→ **YOUR OBJECTIVE**
Output the lines of the records from the one containing "Convert this diagram to TikZ code." through the last, both ends included. Leave pictures out.

→ **RECORDS SUPPLIED**

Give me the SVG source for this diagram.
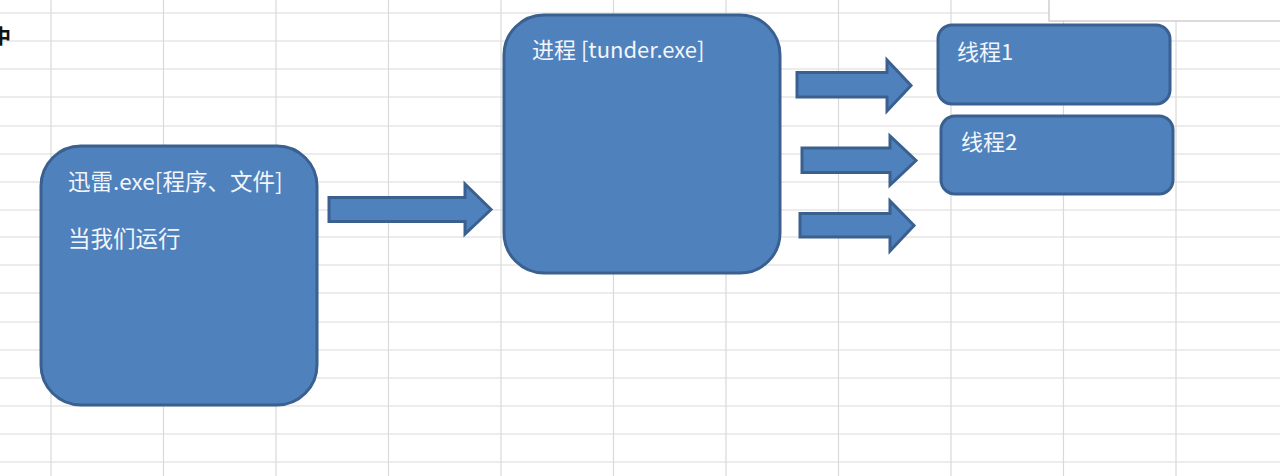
<svg xmlns="http://www.w3.org/2000/svg" width="1280" height="476" viewBox="0 0 1280 476">
<style>
.grid line{stroke:#d9d9d9;stroke-width:1.2}
.node{fill:#4f81bd;stroke:#3a6090;stroke-width:3}
.arrow{fill:#4f81bd;stroke:#3a6090;stroke-width:3;stroke-linejoin:miter}
.lbl{font-family:"Noto Sans CJK SC","Noto Sans",sans-serif;font-size:22.5px;fill:#f2f5fa}
</style>
<rect width="1280" height="476" fill="#ffffff"/>
<g class="grid">
<line x1="51" y1="0" x2="51" y2="476"/>
<line x1="163.5" y1="0" x2="163.5" y2="476"/>
<line x1="276" y1="0" x2="276" y2="476"/>
<line x1="388.5" y1="0" x2="388.5" y2="476"/>
<line x1="501" y1="0" x2="501" y2="476"/>
<line x1="613.5" y1="0" x2="613.5" y2="476"/>
<line x1="726" y1="0" x2="726" y2="476"/>
<line x1="838.5" y1="0" x2="838.5" y2="476"/>
<line x1="951" y1="0" x2="951" y2="476"/>
<line x1="1063.5" y1="0" x2="1063.5" y2="476"/>
<line x1="1176" y1="0" x2="1176" y2="476"/>
<line x1="0" y1="13" x2="1280" y2="13"/>
<line x1="0" y1="41" x2="1280" y2="41"/>
<line x1="0" y1="69" x2="1280" y2="69"/>
<line x1="0" y1="97" x2="1280" y2="97"/>
<line x1="0" y1="126" x2="1280" y2="126"/>
<line x1="0" y1="154" x2="1280" y2="154"/>
<line x1="0" y1="182" x2="1280" y2="182"/>
<line x1="0" y1="210" x2="1280" y2="210"/>
<line x1="0" y1="237" x2="1280" y2="237"/>
<line x1="0" y1="265" x2="1280" y2="265"/>
<line x1="0" y1="293" x2="1280" y2="293"/>
<line x1="0" y1="322" x2="1280" y2="322"/>
<line x1="0" y1="350" x2="1280" y2="350"/>
<line x1="0" y1="378" x2="1280" y2="378"/>
<line x1="0" y1="406" x2="1280" y2="406"/>
<line x1="0" y1="434" x2="1280" y2="434"/>
<line x1="0" y1="462" x2="1280" y2="462"/>
</g>
<rect x="1049" y="-2" width="235" height="23" fill="#ffffff" stroke="#c4c4c4" stroke-width="1.2"/>
<text x="-9" y="44" font-family="'Noto Sans CJK SC',sans-serif" font-size="20" font-weight="bold" fill="#111111">中</text>
<g id="connectors">
<polygon class="arrow" points="329,197.5 465,197.5 465,184 491,209.5 465,234 465,221.5 329,221.5"/>
<polygon class="arrow" points="797,72.5 887,72.5 887,60 911,85.5 887,111 887,97 797,97"/>
<polygon class="arrow" points="802,148 890,148 890,136 916,160.5 890,185 890,172.5 802,172.5"/>
<polygon class="arrow" points="800,213.5 890,213.5 890,201 914,225.5 890,251 890,237 800,237"/>
</g>
<g id="node-program">
<rect class="node" x="41" y="146" width="276" height="259" rx="40" ry="40"/>
<text class="lbl" x="68" y="190">迅雷.exe[程序、文件]</text>
<text class="lbl" x="68" y="247">当我们运行</text>
</g>
<g id="node-process">
<rect class="node" x="504" y="15" width="276" height="258" rx="40" ry="40"/>
<text class="lbl" x="532" y="58" style="font-size:22px">进程 [tunder.exe]</text>
</g>
<g id="node-thread1">
<rect class="node" x="938" y="25" width="232" height="79" rx="14" ry="14"/>
<text class="lbl" x="957" y="60" style="font-size:22px">线程1</text>
</g>
<g id="node-thread2">
<rect class="node" x="941" y="116" width="232" height="78" rx="14" ry="14"/>
<text class="lbl" x="961" y="150" style="font-size:22px">线程2</text>
</g>
</svg>
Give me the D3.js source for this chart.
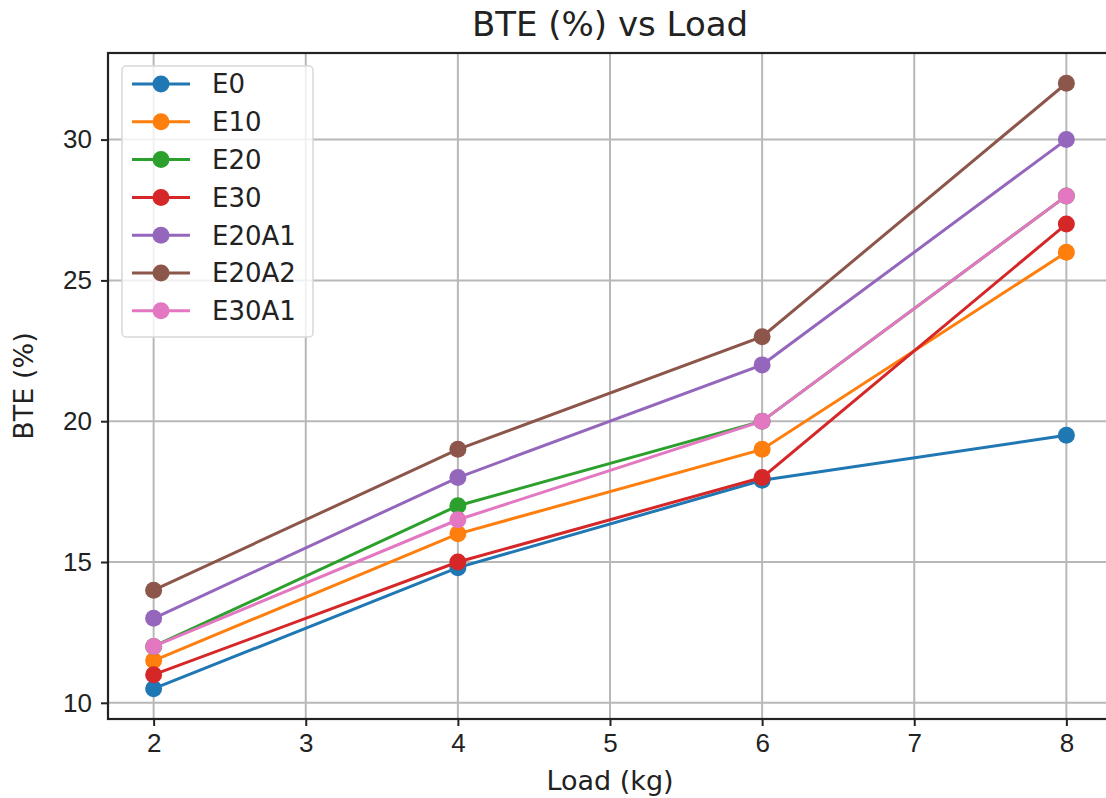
<!DOCTYPE html>
<html>
<head>
<meta charset="utf-8">
<script src="https://cdn.jsdelivr.net/npm/d3@7"></script>
<style>
  body { margin: 0; background: #fff; }
  svg { font-family: "DejaVu Sans", sans-serif; }
</style>
</head>
<body>
<script>
// chart values
const loads = [2, 4, 6, 8];
const seriesNames = ["E0", "E10", "E20", "E30", "E20A1", "E20A2", "E30A1"];
const E0 = [10.5, 14.8, 17.9, 19.5];
const E10 = [11.5, 16, 19, 26];
const E20 = [12, 17, 20, 28];
const E30 = [11, 15, 18, 27];
const E20A1 = [13, 18, 22, 30];
const E20A2 = [14, 19, 23, 32];
const E30A1 = [12, 16.5, 20, 28];
const xTicks = [2, 3, 4, 5, 6, 7, 8];
const yTicks = [10, 15, 20, 25, 30];
const colors = ["#1f77b4", "#ff7f0e", "#2ca02c", "#d62728", "#9467bd", "#8c564b", "#e377c2"];

const seriesValues = [E0, E10, E20, E30, E20A1, E20A2, E30A1];
const series = seriesNames.map((name, i) => ({
    name: name,
    color: colors[i],
    points: loads.map((x, j) => ({ x: x, y: seriesValues[i][j] }))
}));

const margin = { top: 53, bottom: 79, left: 108, right: -6 };
const W = 1106, H = 798;
const width = W - margin.left - margin.right;
const height = H - margin.top - margin.bottom;

const svg = d3.select("body").append("svg")
    .attr("width", W)
    .attr("height", H);

const g = svg.append("g")
    .attr("transform", `translate(${margin.left},${margin.top})`);

const x = d3.scaleLinear().domain([1.7, 8.3]).range([0, width]);
const y = d3.scaleLinear().domain([9.425, 33.075]).range([height, 0]);

// grid
g.append("g").selectAll("line")
    .data(xTicks).join("line")
    .attr("x1", d => x(d)).attr("x2", d => x(d))
    .attr("y1", 0).attr("y2", height)
    .attr("stroke", "#b8b8b8").attr("stroke-width", 2);
g.append("g").selectAll("line")
    .data(yTicks).join("line")
    .attr("y1", d => y(d)).attr("y2", d => y(d))
    .attr("x1", 0).attr("x2", width)
    .attr("stroke", "#b8b8b8").attr("stroke-width", 2);

// axes
const xaxis = d3.axisBottom(x).tickValues(xTicks).tickFormat(d3.format("d")).tickSize(7).tickPadding(8);
const yaxis = d3.axisLeft(y).tickValues(yTicks).tickFormat(d3.format("d")).tickSize(7).tickPadding(9);
const gx = g.append("g").attr("transform", `translate(0,${height})`).call(xaxis);
const gy = g.append("g").call(yaxis);
[gx, gy].forEach(a => {
    a.select(".domain").remove();
    a.selectAll(".tick line").attr("stroke", "#222").attr("stroke-width", 2);
    a.selectAll(".tick text").attr("fill", "#222").style("font-size", "26px");
});

// spines
g.append("rect")
    .attr("width", width).attr("height", height)
    .attr("fill", "none").attr("stroke", "#222").attr("stroke-width", 2.2);

// lines
const line = d3.line().x(d => x(d.x)).y(d => y(d.y));
const sg = g.append("g").selectAll("g").data(series).join("g");
sg.append("path")
    .attr("d", d => line(d.points))
    .attr("fill", "none")
    .attr("stroke", d => d.color)
    .attr("stroke-width", 3);
sg.selectAll("circle")
    .data(d => d.points.map(p => ({ ...p, color: d.color })))
    .join("circle")
    .attr("cx", d => x(d.x)).attr("cy", d => y(d.y))
    .attr("r", 8.5)
    .attr("fill", d => d.color);

// legend
const legend = g.append("g").attr("transform", "translate(14,13)");
legend.append("rect")
    .attr("width", 191).attr("height", 271).attr("rx", 4)
    .attr("fill", "rgba(255,255,255,0.8)")
    .attr("stroke", "#d8d8d8").attr("stroke-width", 1.5);
const item = legend.selectAll("g.item").data(series).join("g")
    .attr("class", "item")
    .attr("transform", (d, i) => `translate(0,${18 + i * 37.8})`);
item.append("line")
    .attr("x1", 10).attr("x2", 68)
    .attr("stroke", d => d.color).attr("stroke-width", 3);
item.append("circle")
    .attr("cx", 39).attr("r", 8.5).attr("fill", d => d.color);
item.append("text")
    .attr("x", 90).attr("dy", "0.36em")
    .attr("fill", "#222")
    .style("font-size", "26px")
    .text(d => d.name);

// title and labels
svg.append("text")
    .attr("x", margin.left + width / 2).attr("y", 36)
    .attr("text-anchor", "middle")
    .attr("fill", "#222")
    .style("font-size", "34px")
    .text("BTE (%) vs Load");
svg.append("text")
    .attr("x", margin.left + width / 2).attr("y", 790)
    .attr("text-anchor", "middle")
    .attr("fill", "#222")
    .style("font-size", "27px")
    .text("Load (kg)");
svg.append("text")
    .attr("transform", `translate(33,${margin.top + height / 2}) rotate(-90)`)
    .attr("text-anchor", "middle")
    .attr("fill", "#222")
    .style("font-size", "27px")
    .text("BTE (%)");
</script>
</body>
</html>
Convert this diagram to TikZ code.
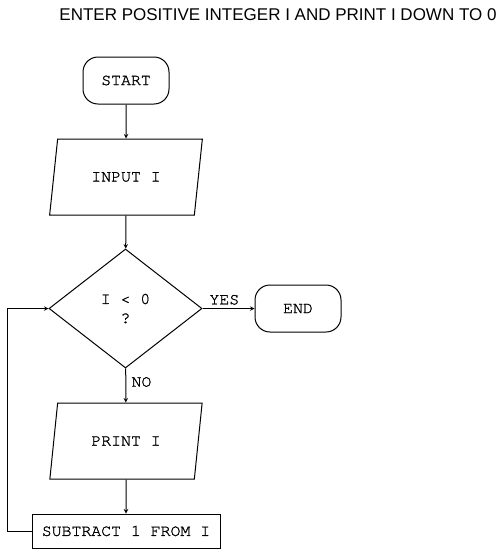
\documentclass[tikz,border=0pt]{standalone}
\usepackage{fontspec}
\setsansfont{Liberation Sans}
\newfontfamily\flowfont{texgyrecursor-regular.otf}[FakeBold=1.2]
\usetikzlibrary{shapes.geometric}

\begin{document}
\begin{tikzpicture}[x=1pt, y=-1pt, line width=1pt,
      every node/.style={font=\flowfont\fontsize{16.5}{19}\selectfont},
      terminal/.style={draw, rounded corners=15pt, minimum width=86pt, minimum height=47pt, inner sep=0pt},
      io/.style={draw, trapezium, trapezium left angle=67, trapezium right angle=113, trapezium stretches=true, minimum width=153pt, minimum height=76pt, inner sep=0pt},
      decision/.style={draw, diamond, minimum width=153pt, minimum height=119pt, inner sep=0pt, align=center},
      process/.style={draw, minimum width=188pt, minimum height=34pt, inner sep=0pt}]
      \useasboundingbox (0,0) rectangle (501,555);
      \node[font=\sffamily\fontsize{17}{19}\selectfont, anchor=base] (title) at (278,20.5) {ENTER POSITIVE INTEGER I AND PRINT I DOWN TO 0};
      \node[terminal] (start) at (126,80.5) {START};
      \node[io] (input) at (126,177) {INPUT I};
      \node[decision] (test) at (125.5,308.5) {I < 0\\?};
      \node[terminal] (end) at (298,308.5) {END};
      \node[io] (print) at (126,441) {PRINT I};
      \node[process] (sub) at (126,531) {SUBTRACT 1 FROM I};
      \coordinate (back) at (7,531);
      \path[-stealth]
        (start) edge (input)
        (input) edge (test)
        (test) edge node [above, pos=0.42] {YES} (end)
        (test) edge node [right, pos=0.4, xshift=2pt] {NO} (print)
        (print) edge (sub)
        ;
      \draw[-stealth] (sub.west) -- (back) |- (test.west);
    \end{tikzpicture}
\end{document}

→ **EXERCISE SOLUTION**
Convert this diagram to TikZ code.
\documentclass[tikz,border=0pt]{standalone}
\usepackage{fontspec}
\setsansfont{Liberation Sans}
\newfontfamily\flowfont{texgyrecursor-regular.otf}[FakeBold=1.2]
\usetikzlibrary{shapes.geometric}

\begin{document}
\begin{tikzpicture}[x=1pt, y=-1pt, line width=1pt,
      every node/.style={font=\flowfont\fontsize{16.5}{19}\selectfont},
      terminal/.style={draw, rounded corners=15pt, minimum width=86pt, minimum height=47pt, inner sep=0pt},
      io/.style={draw, trapezium, trapezium left angle=67, trapezium right angle=113, trapezium stretches=true, minimum width=153pt, minimum height=76pt, inner sep=0pt},
      decision/.style={draw, diamond, minimum width=153pt, minimum height=119pt, inner sep=0pt, align=center},
      process/.style={draw, minimum width=188pt, minimum height=34pt, inner sep=0pt}]
      \useasboundingbox (0,0) rectangle (501,555);
      \node[font=\sffamily\fontsize{17}{19}\selectfont, anchor=base] (title) at (278,20.5) {ENTER POSITIVE INTEGER I AND PRINT I DOWN TO 0};
      \node[terminal] (start) at (126,80.5) {START};
      \node[io] (input) at (126,177) {INPUT I};
      \node[decision] (test) at (125.5,308.5) {I < 0\\?};
      \node[terminal] (end) at (298,308.5) {END};
      \node[io] (print) at (126,441) {PRINT I};
      \node[process] (sub) at (126,531) {SUBTRACT 1 FROM I};
      \coordinate (back) at (7,531);
      \path[-stealth]
        (start) edge (input)
        (input) edge (test)
        (test) edge node [above, pos=0.42] {YES} (end)
        (test) edge node [right, pos=0.4, xshift=2pt] {NO} (print)
        (print) edge (sub)
        ;
      \draw[-stealth] (sub.west) -- (back) |- (test.west);
    \end{tikzpicture}
\end{document}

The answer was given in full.